# THE TASK:
Retype all material exactly. Pictures stay out of the copy.

** BEGIN **

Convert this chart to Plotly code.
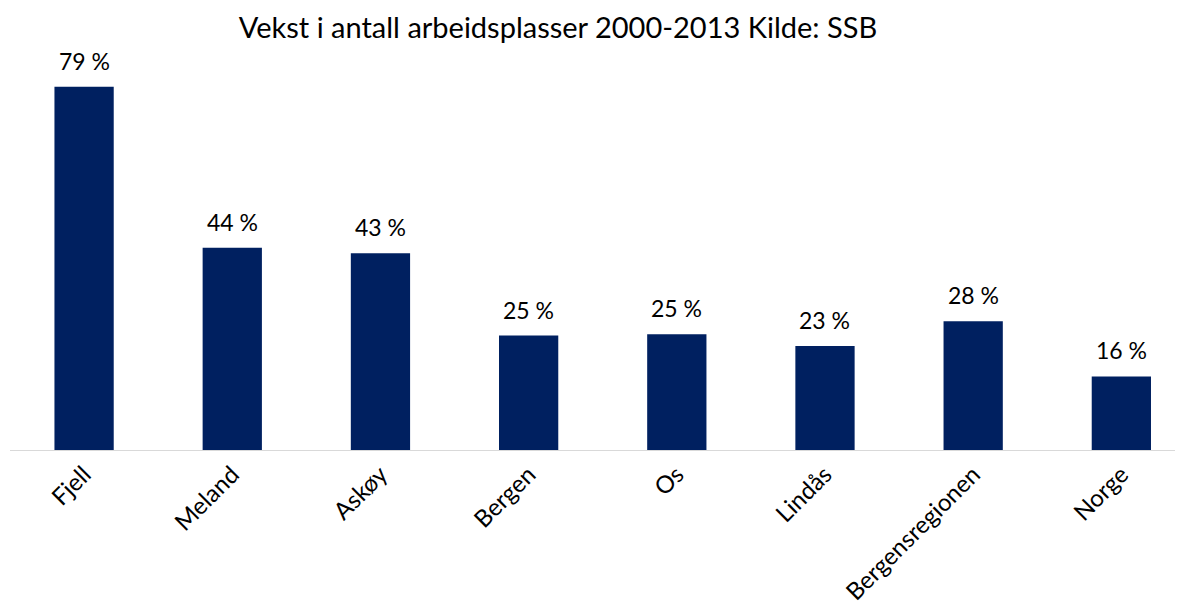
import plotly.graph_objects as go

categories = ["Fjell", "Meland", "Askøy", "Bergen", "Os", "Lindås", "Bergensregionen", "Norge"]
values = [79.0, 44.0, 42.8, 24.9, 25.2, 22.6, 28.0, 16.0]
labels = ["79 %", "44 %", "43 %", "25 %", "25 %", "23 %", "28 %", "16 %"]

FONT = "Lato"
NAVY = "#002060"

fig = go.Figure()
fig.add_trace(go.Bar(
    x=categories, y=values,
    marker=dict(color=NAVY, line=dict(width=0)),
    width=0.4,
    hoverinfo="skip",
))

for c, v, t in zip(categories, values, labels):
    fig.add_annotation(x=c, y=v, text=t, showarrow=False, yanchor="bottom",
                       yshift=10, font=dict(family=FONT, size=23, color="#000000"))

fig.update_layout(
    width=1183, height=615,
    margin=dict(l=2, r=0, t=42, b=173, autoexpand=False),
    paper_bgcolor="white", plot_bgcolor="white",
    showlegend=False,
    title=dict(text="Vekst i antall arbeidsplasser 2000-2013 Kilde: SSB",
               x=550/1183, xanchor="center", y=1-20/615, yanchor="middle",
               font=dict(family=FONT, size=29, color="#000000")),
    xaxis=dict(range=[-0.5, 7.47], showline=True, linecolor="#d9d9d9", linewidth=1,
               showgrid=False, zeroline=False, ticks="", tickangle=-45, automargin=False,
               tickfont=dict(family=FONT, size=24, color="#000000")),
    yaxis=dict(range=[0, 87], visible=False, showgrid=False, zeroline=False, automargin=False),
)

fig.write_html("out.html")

** END **

# TASK SOLUTION:
Convert this chart to Plotly code.
import plotly.graph_objects as go

categories = ["Fjell", "Meland", "Askøy", "Bergen", "Os", "Lindås", "Bergensregionen", "Norge"]
values = [79.0, 44.0, 42.8, 24.9, 25.2, 22.6, 28.0, 16.0]
labels = ["79 %", "44 %", "43 %", "25 %", "25 %", "23 %", "28 %", "16 %"]

FONT = "Lato"
NAVY = "#002060"

fig = go.Figure()
fig.add_trace(go.Bar(
    x=categories, y=values,
    marker=dict(color=NAVY, line=dict(width=0)),
    width=0.4,
    hoverinfo="skip",
))

for c, v, t in zip(categories, values, labels):
    fig.add_annotation(x=c, y=v, text=t, showarrow=False, yanchor="bottom",
                       yshift=10, font=dict(family=FONT, size=23, color="#000000"))

fig.update_layout(
    width=1183, height=615,
    margin=dict(l=2, r=0, t=42, b=173, autoexpand=False),
    paper_bgcolor="white", plot_bgcolor="white",
    showlegend=False,
    title=dict(text="Vekst i antall arbeidsplasser 2000-2013 Kilde: SSB",
               x=550/1183, xanchor="center", y=1-20/615, yanchor="middle",
               font=dict(family=FONT, size=29, color="#000000")),
    xaxis=dict(range=[-0.5, 7.47], showline=True, linecolor="#d9d9d9", linewidth=1,
               showgrid=False, zeroline=False, ticks="", tickangle=-45, automargin=False,
               tickfont=dict(family=FONT, size=24, color="#000000")),
    yaxis=dict(range=[0, 87], visible=False, showgrid=False, zeroline=False, automargin=False),
)

fig.write_html("out.html")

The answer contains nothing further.